For more than a year and a half, the curatorial duo has showcased rare-to-experience media art including films and videos, sound, installation and performances that are smart and unpredictable, politically aggressive and decidedly anti-authoritarian.

“We’re not interested in the marketplace,” de la Garza told The Colorado Independent. Instead, he prefers conceptually based culture that can’t be bought or sold – art about ideas.

“We don’t see it enough here, and we really want to help in generating those conversations here.”

When the pair started the project in 2013, they were hopeful they could find a place to exhibit the media art that interested them. They looked at dozens of warehouse spaces, but none were affordable.

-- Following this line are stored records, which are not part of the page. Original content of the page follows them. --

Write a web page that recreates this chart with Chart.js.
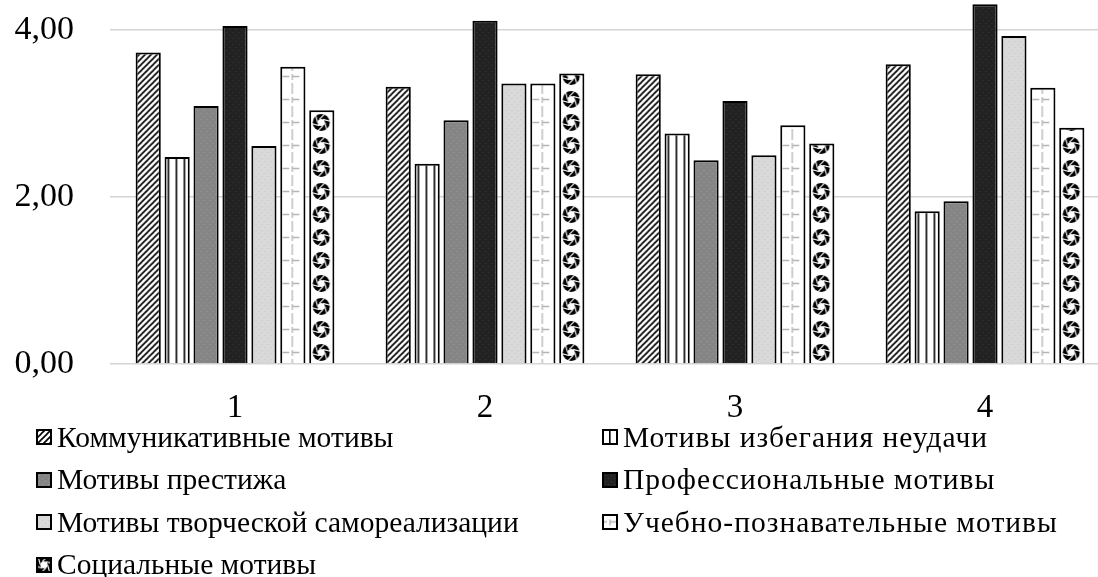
<!DOCTYPE html>
<html>
<head>
<meta charset="utf-8">
<script src="https://cdn.jsdelivr.net/npm/chart.js@4.4.0/dist/chart.umd.min.js"></script>
<style>
  html, body { margin: 0; padding: 0; background: #fff; overflow: hidden; width: 1098px; height: 577px; }
  #wrap { position: absolute; left: 0; top: 0; width: 1110px; height: 440px; }
  #legend {
    position: absolute; left: 36px; top: 416px;
    display: grid; grid-template-columns: 566px 490px;
    font-family: "Liberation Serif", serif; font-size: 29.5px; color: #000;
  }
  .item { height: 42.5px; display: flex; align-items: center; white-space: nowrap; }
  .item:nth-child(even) { letter-spacing: 1px; }
  .item canvas { margin-right: 5px; }
</style>
</head>
<body>
<div id="wrap"><canvas id="chart" width="1110" height="440"></canvas></div>
<div id="legend"></div>
<script>
// data
const categories = ['1', '2', '3', '4'];
const seriesNames = [
  'Коммуникативные мотивы',
  'Мотивы избегания неудачи',
  'Мотивы престижа',
  'Профессиональные мотивы',
  'Мотивы творческой самореализации',
  'Учебно-познавательные мотивы',
  'Социальные мотивы'
];
const kommunikativnye = [3.73, 3.32, 3.47, 3.59];
const izbeganiya = [2.48, 2.40, 2.76, 1.83];
const prestizha = [3.09, 2.92, 2.44, 1.95];
const professionalnye = [4.05, 4.11, 3.15, 4.31];
const tvorcheskie = [2.61, 3.36, 2.50, 3.93];
const uchebnye = [3.56, 3.36, 2.86, 3.31];
const socialnye = [3.04, 3.48, 2.64, 2.83];
const yTickValues = [0, 2, 4];
const yTickLabels = ['0,00', '2,00', '4,00'];

// pattern tiles
function hatch(c, w, h) {
  c.fillStyle = '#fff'; c.fillRect(0, 0, w, h);
  c.strokeStyle = '#000'; c.lineWidth = 1.6;
  [[0, h, w, 0], [-w / 2, h / 2, w / 2, -h / 2], [w / 2, h * 1.5, w * 1.5, h / 2]].forEach(function(l) {
    c.beginPath(); c.moveTo(l[0], l[1]); c.lineTo(l[2], l[3]); c.stroke();
  });
}
function vlines(c, w, h) {
  c.fillStyle = '#fff'; c.fillRect(0, 0, w, h);
  c.fillStyle = '#000'; c.fillRect(3, 0, 1.6, h);
}
function dots(bg, dot) {
  return function(c, w, h) {
    c.fillStyle = bg; c.fillRect(0, 0, w, h);
    c.fillStyle = dot; c.fillRect(1, 1, 1, 1); c.fillRect(4, 4, 1, 1);
  };
}
function grid(c, w, h) {
  c.fillStyle = '#fff'; c.fillRect(0, 0, w, h);
  c.strokeStyle = '#b5b5b5'; c.lineWidth = 1.3;
  c.setLineDash([6, 3]);
  c.beginPath(); c.moveTo(w / 2, 0); c.lineTo(w / 2, h); c.stroke();
  c.setLineDash([7, 3]);
  c.beginPath(); c.moveTo(2, h / 2); c.lineTo(w - 2, h / 2); c.stroke();
}
function aperture(c, w, h) {
  c.fillStyle = '#fff'; c.fillRect(0, 0, w, h);
  const cx = w / 2, cy = h / 2;
  c.fillStyle = '#000';
  c.beginPath(); c.arc(cx, cy, 8.5, 0, Math.PI * 2); c.fill();
  c.fillStyle = '#fff';
  c.beginPath(); c.arc(cx, cy, 3.6, 0, Math.PI * 2); c.fill();
  c.strokeStyle = '#fff'; c.lineWidth = 1.1;
  for (let k = 0; k < 6; k++) {
    const a = k * Math.PI / 3;
    c.beginPath();
    c.moveTo(cx + 3.6 * Math.cos(a), cy + 3.6 * Math.sin(a));
    c.lineTo(cx + 9 * Math.cos(a + 0.9), cy + 9 * Math.sin(a + 0.9));
    c.stroke();
  }
}

const tiles = [
  [hatch, 6, 6],
  [vlines, 8, 8],
  [dots('#858585', '#9a9a9a'), 6, 6],
  [dots('#222222', '#3a3a3a'), 6, 6],
  [dots('#d9d9d9', '#c8c8c8'), 6, 6],
  [grid, 24, 23.3],
  [aperture, 24, 23.3]
];

function makePattern(t) {
  const tile = document.createElement('canvas');
  tile.width = Math.round(t[1]); tile.height = Math.round(t[2]);
  const c = tile.getContext('2d');
  t[0](c, tile.width, tile.height);
  return c.createPattern(tile, 'repeat');
}

const seriesValues = [kommunikativnye, izbeganiya, prestizha, professionalnye, tvorcheskie, uchebnye, socialnye];
// one pattern per bar so each can be lined up with its bar
const barPatterns = seriesValues.map(function(vals, d) {
  return vals.map(function() { return makePattern(tiles[d]); });
});

const alignPatterns = {
  id: 'alignPatterns',
  beforeDatasetsDraw: function(chart) {
    chart.data.datasets.forEach(function(ds, d) {
      chart.getDatasetMeta(d).data.forEach(function(bar, i) {
        const p = barPatterns[d][i];
        if (p && p.setTransform) {
          p.setTransform(new DOMMatrix().translate(bar.x - bar.width / 2, chart.chartArea.bottom));
        }
      });
    });
  }
};

const ctx = document.getElementById('chart').getContext('2d');
const chart = new Chart(ctx, {
  type: 'bar',
  data: {
    labels: categories,
    datasets: seriesNames.map(function(name, d) {
      return {
        label: name,
        data: seriesValues[d],
        backgroundColor: barPatterns[d],
        borderColor: '#000',
        borderWidth: 2,
        categoryPercentage: 0.81,
        barPercentage: 0.87
      };
    })
  },
  options: {
    responsive: false,
    animation: false,
    layout: { padding: 0 },
    plugins: { legend: { display: false }, tooltip: { enabled: false } },
    scales: {
      x: {
        grid: { display: false, drawTicks: false },
        border: { display: false },
        ticks: { color: '#000', padding: 25, font: { family: 'Liberation Serif', size: 33 } },
        afterFit: function(s) { s.height = 76; s.paddingLeft = 0; s.paddingRight = 0; }
      },
      y: {
        min: 0,
        max: 4.36,
        grid: { color: '#d4d4d4', lineWidth: 1.5, drawTicks: false },
        border: { display: false },
        afterBuildTicks: function(s) { s.ticks = yTickValues.map(function(v) { return { value: v }; }); },
        ticks: {
          color: '#000',
          padding: 36,
          font: { family: 'Liberation Serif', size: 34 },
          callback: function(v, i) { return yTickLabels[i]; }
        },
        afterFit: function(s) { s.width = 110; s.paddingTop = 0; s.paddingBottom = 0; }
      }
    }
  },
  plugins: [alignPatterns]
});

// legend in two columns, as in the picture
const legend = document.getElementById('legend');
chart.data.datasets.forEach(function(ds, d) {
  const item = document.createElement('div');
  item.className = 'item';
  const icon = document.createElement('canvas');
  icon.width = 16; icon.height = 16;
  const ic = icon.getContext('2d');
  const p = makePattern(tiles[d]);
  p.setTransform(new DOMMatrix().translate(8 - tiles[d][1] / 2, 8 - tiles[d][2] / 2));
  ic.fillStyle = p;
  ic.fillRect(0, 0, 16, 16);
  ic.strokeStyle = '#000'; ic.lineWidth = 2;
  ic.strokeRect(1, 1, 14, 14);
  item.appendChild(icon);
  item.appendChild(document.createTextNode(ds.label));
  legend.appendChild(item);
});
</script>
</body>
</html>
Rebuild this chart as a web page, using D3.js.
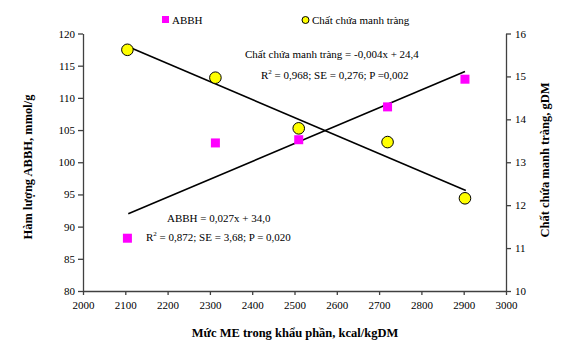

So they started organizing shows at bars, galleries and houses. They paid for everything, including artists, out of pocket and from whatever money was donated at the door. Wanting to give Denver artists international attention, Nothing to See Here toured programs across the country and to Canada, Germany and Mexico.

But, here at home, finding venues to showcase media art became progressively harder.

To keep going, they say they need to find a space and community support to pay for it. They have launched an Indiegogo campaign to raise $20,000 to pay for rent and programming.

Compared to the multi-million budgets of the Denver Art Museum and the Center for the Performing Arts, Nothing to See Here’s expenses are a pittance. But the impact of their programming on Denver has already energized what was not so long ago a lackluster media arts scene.

A permanent space would allow Nothing to See Here the ability to offer the city more of their signature programming on a regular schedule, de la Garza said.

“It would be a real game changer for us and for Denver.”